BET’s vision is to create students who are game-changers capable of leading, innovating and disrupting in whatever field they choose to go in to. Outstanding exam grades are part of this, but they are certainly not all of it; there is also the need for students to have the right skills (technical and ‘soft’) and attitudes. Therefore, for BET, the key questions that need to be answered are:
- How can we engender self-esteem, self-confidence, positive attitudes, ambition and ‘soft’ (we would argue for the term ‘hard’) skills such as creativity, communication and teamwork in our young people?
- How do we build the intrinsic motivation of our learners?
- How do we improve students’ memorisation so they are able to excel in terminal exams?
These aren’t new questions for the Trust; if you look at one of its schools, Bohunt School in Liphook, the Outdoor Programme for over 600 children a year, specific lessons on Growth Mindset, a STEM (Science, Technology, Engineering & Maths) Curriculum and an emphasis on enquiry and Challenge Based Learning shows the history of innovation in this area. The fact that this work hasn’t, yet, led to concrete answers is of no worry to BET as how its schools, staff and students go about finding the answers is as important as the answers themselves.
Change Teams have, since 2010, helped embed the culture of partnership working at an operational level. All staff are assigned to cross-curricular Change Teams and have accountable, timetabled periods (additional free periods) in which to implement the School Improvement Plan (SIP). The leaders of the Teams receive high quality coaching in order to maximise impact. Furthermore, each Change Team was given £1000 to spend on whatever they liked (training, speakers, biscuits). The Change Teams mean that all staff are designing and doing the ‘how’ of the SIP. They don’t feel done unto, they can make sure that the initiatives are grounded in the reality and it encourages creativity and innovation. Furthermore, from a succession point of view, it allows members of staff at all levels, from NQT to Head of Faculty to be involved with Whole School Change.
The Change Teams work on a wide variety of areas: the CLIL and iGCSE Change Teams had a very curriculum focused remit; the Partnerships Change Team works with Primary Schools to ensure transition is really strong, the Language for Learning Change Team looked at how teachers were using questioning, praise and commands to improve progress etc.
PPD Change Team
In September 2014 the focus of the Change Team time changed. There are still teams looking to deliver key areas of the School Improvement Plan such as STEM, transition and immersion language teaching, but the amount of time spent on these activities is reduced. The time has been given over to answering the key questions above. Staff are working in small teams, called Collaborative Learning Clusters, headed up by a member of the Pedagogy, Practice & Differentiation (PPD) Team, with the aim of answering one of the key questions.
The small groups work together in a style similar to the lesson study model: one week co-planning, one week observation, one week reflection, one week strategy and then repeat. However, unlike the lesson study model, the focus is on educational innovation in one of the areas, rather than in an area of the teachers’ own choosing; the lead teacher is bringing research to the small group and they are then working out how best to integrate that better practice in to their teaching.
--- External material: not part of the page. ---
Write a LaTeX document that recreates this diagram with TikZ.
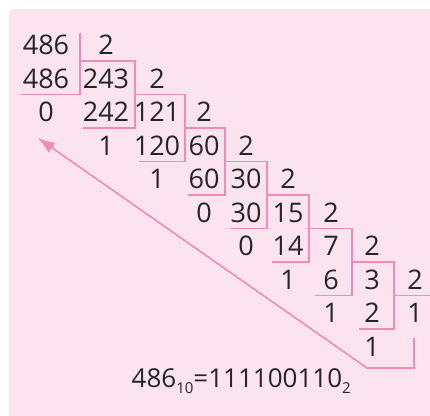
\documentclass[tikz,border=0pt]{standalone}
\usepackage{fontspec}
\setmainfont{Open Sans}
\usetikzlibrary{arrows.meta}
\definecolor{bgpink}{HTML}{FCE4EF}
\definecolor{linepink}{HTML}{F28BB8}
\definecolor{inkgray}{HTML}{262626}
\tikzset{
  numtext/.style={inner sep=0pt, text=inkgray, font=\fontsize{27}{30}\selectfont},
  divline/.style={draw=linepink, line width=1.6pt},
  backarrow/.style={draw=linepink, line width=1.6pt, -{Latex[length=17pt,width=12pt]}},
}
\begin{document}
\begin{tikzpicture}[x=1pt,y=-1pt]
\useasboundingbox (0,0) rectangle (430,415);
\begin{scope}
\clip (0,0) rectangle (430,415);
\fill[bgpink, rounded corners=5pt] (9,9) rectangle (460,445);
\end{scope}
% columns and rows
\def\colx{{46,106,157,204,246,288,331,372,415}}
\def\vx{{80,135,185,225,267,309,352,394,430}}
\def\lx{{20,83,139,188,230,272,315,359}}
% dividends / quotients
\foreach \v [count=\i from 0] in {486,243,121,60,30,15,7,3,1}{
  \pgfmathsetmacro\xx{\colx[\i]}
  \pgfmathsetmacro\yy{45+33.5*\i}
  \node[numtext] (n\i) at (\xx,\yy) {\v};
}
% divisors
\foreach \i in {0,...,7}{
  \pgfmathsetmacro\xx{\colx[\i+1]}
  \pgfmathsetmacro\yy{45+33.5*\i}
  \node[numtext] (t\i) at (\xx,\yy) {2};
}
% products
\foreach \v [count=\i from 0] in {486,242,120,60,30,14,6,2}{
  \pgfmathsetmacro\xx{\colx[\i]}
  \pgfmathsetmacro\yy{45+33.5*(\i+1)}
  \node[numtext] (p\i) at (\xx,\yy) {\v};
}
% remainders
\foreach \v [count=\i from 0] in {0,1,1,0,0,1,1,1}{
  \pgfmathsetmacro\xx{\colx[\i]}
  \pgfmathsetmacro\yy{45+33.5*(\i+2)}
  \node[numtext] (r\i) at (\xx,\yy) {\v};
}
% division lines
\draw[divline] (80,33) -- (80,94.5) -- (20,94.5);
\foreach \k in {1,...,7}{
  \pgfmathsetmacro\xa{\vx[\k-1]}
  \pgfmathsetmacro\xb{\vx[\k]}
  \pgfmathsetmacro\xl{\lx[\k]}
  \pgfmathsetmacro\ya{27.5+33.5*\k}
  \pgfmathsetmacro\yb{27.5+33.5*(\k+2)}
  \draw[divline] (\xa,\ya) -- (\xb,\ya) -- (\xb,\yb) -- (\xl,\yb);
}
\draw[divline] (394,295.5) -- (430,295.5);
% result
\node[numtext, anchor=base west, font=\fontsize{26}{30}\selectfont] (res) at (131.5,387)
  {486\raisebox{-6pt}{\fontsize{15}{15}\selectfont 10}=111100110\raisebox{-6pt}{\fontsize{15}{15}\selectfont 2}};
% arrow
\coordinate (astart) at (414,338);
\coordinate (aend) at (38,138);
\draw[backarrow] (astart) -- (414,368) -- (367,368) -- (aend);
\end{tikzpicture}
\end{document}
They are acting their way into new ways of thinking.
The work of the small groups and the PPD team is then supported by INSET days and twilight professional development sessions, which allow groups extended periods of time to discuss progress, attend workshops and take part in training on aspects like coaching.
A key question for the leaders of the PPD Change Team was on how you measure the success of the various approaches to answering the key questions. Action Research is useful, but the rigour of the technique is variable to say the least. Instead, considering the focus of this work is really on the process of answering the questions, rather than on the answers themselves, the success is being monitored by learning logs and an innovative recording technique that uses cameras.
We already know micro-teaching works. Professor John Hattie’s ground-breaking study ‘Visible Learning’ ranks the use of video evaluation in the top-5 most effective strategies we can deploy. Bill Gates in one of his TED Talks argued strongly for the use of cameras (http://goo.gl/2U2QU7), but at a whole class level. This can certainly be useful, but when the philosophy of education is about Challenge Based Learning, Enquiry, intrinsic motivation and groups of students collaborating, possibly with support through Guided Learning from the teacher, whole class level video and audio can miss things: the nuance of language that encourages or discourages students, resilience, higher level thinking and the importance of students taking roles within a group for example. Moreover, as research by Robert Coe and Robert Bjork is highlighting, whole-class observation practices tend to pick up on preferred proxies such as ‘discussion’ or ‘group work’, but the correlation between these and genuine learning-over-time is complex and frequently tenuous.
Use of Go Pro cameras, usually more at home mounted on the tips of surfboards and attached to sky-diving helmets, is transforming the way BET teachers observe. Staff are able to use multiple cameras, coupled with high-quality shotgun microphones, to really hone lesson studies in ways that suit their focus or learning-hypothesis. By placing discreet cameras on tables in the classroom teachers are able to ‘join’ particular individuals or groups students and listen in on the ways they talk, interact and learn. Students very quickly forget the cameras are there. Teachers get a direct, immediate and unique insight into the effectiveness of approaches at student-eye level. Through collaborative reflections on the videos, teams of teachers then determine how best to help the students to progress, both academically and also in terms of ‘soft’ (hard!) skills and attitudes.
High level research
Again, following this theme of the variability of school based Action Research, Bohunt has engaged with outside organisations to ensure high quality results that allow Bohunt to make meaningful cost versus impact decisions. Currently BET is involved with:
- The Centre for Real World Learning at Winchester University on how to embed Engineering Habits of Mind in to a STEM Curriculum as well as Science and Maths lessons. This is a two year project that follows on from their joint report with the Royal Academy of Engineering.
- The Institute of Engineering and BBC on the impact of Chinese teaching methods versus Bohunt’s. This four week trial will see 50 students following a Chinese school day and being taught by Chinese teachers. The results will be shown in a three part documentary on BBC2 in the summer.
Yes, BET does want to know the answers to how you develop students with excellent memory skills, intrinsic motivation and highly developed ‘soft’ skills. However, the change to get there needs to be positive on the way to the answer as well as on arrival and, for that reason, how that change is designed and actioned is as important than the actions themselves. Change Teams, Collaborative Learning Clusters and high level research ensures that BET’s ethos of innovation, their vision of the highest expectations and their keystone pedagogies of Enquiry and Guided Learning are lived by all every week, rather than just being a paper based activity.